If you just made a stock change and don't want to wait for the next cycle, click Push pending now on the Overview tab. It runs the next push immediately. The button disables itself while a push is in progress, and if another admin clicks it at the same time you'll see a brief “try again in a few seconds” message rather than two pushes fighting each other.

Pausing Stock Sync

The Sync stock to Shopify toggle on the Settings tab pauses or resumes pushes for your business. Use it if you're doing a big bulk edit and want to avoid pushing intermediate stock values to your storefront — flip it off, make your changes, flip it back on. AMS picks up any pending pushes on the next cycle once you've resumed.

If you see a banner that says “Inventory sync is paused by Artist Management Studios” that's a separate global pause we use during incidents — it'll clear on its own once the issue is resolved.

Sold-Out Override

The Settings tab includes a Sold-Out Override toggle. Turn it on to force a Shopify variant to show as sold out whenever AMS isn't tracking it — for example, a product where Track Inventory is off, or a brand-new variant with no stock entered yet.

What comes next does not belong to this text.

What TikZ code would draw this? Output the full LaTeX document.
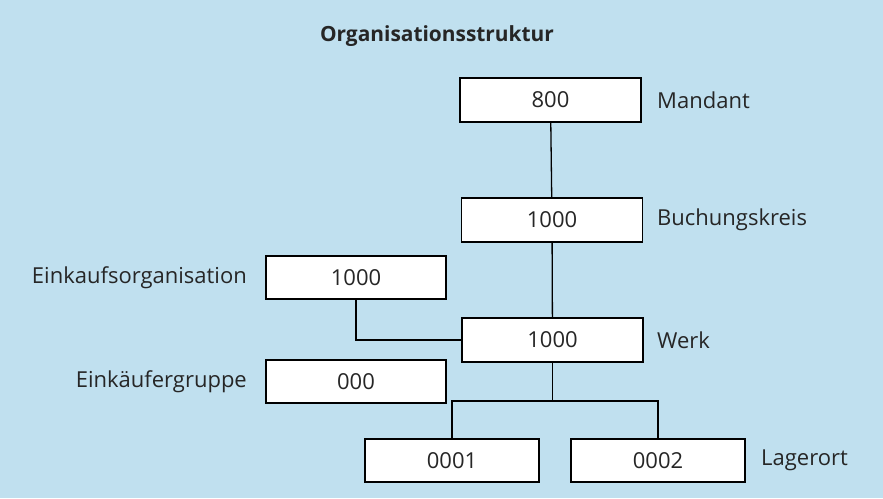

When off (the default), AMS leaves those variants alone so you can manage them manually in Shopify Admin.

Inventory Location

AMS pushes stock to a specific Shopify location (most stores only have one). You picked this when you connected Shopify; you can change it from the Settings tab.

Switching to a different location pushes every linked variant's current AMS stock to the new location on the next sync cycle. The previous location's inventory in Shopify is left untouched — if you don't want stock listed there anymore, zero it out in Shopify Admin under Inventory → [old location]. AMS warns you about this in a confirmation dialog before any change.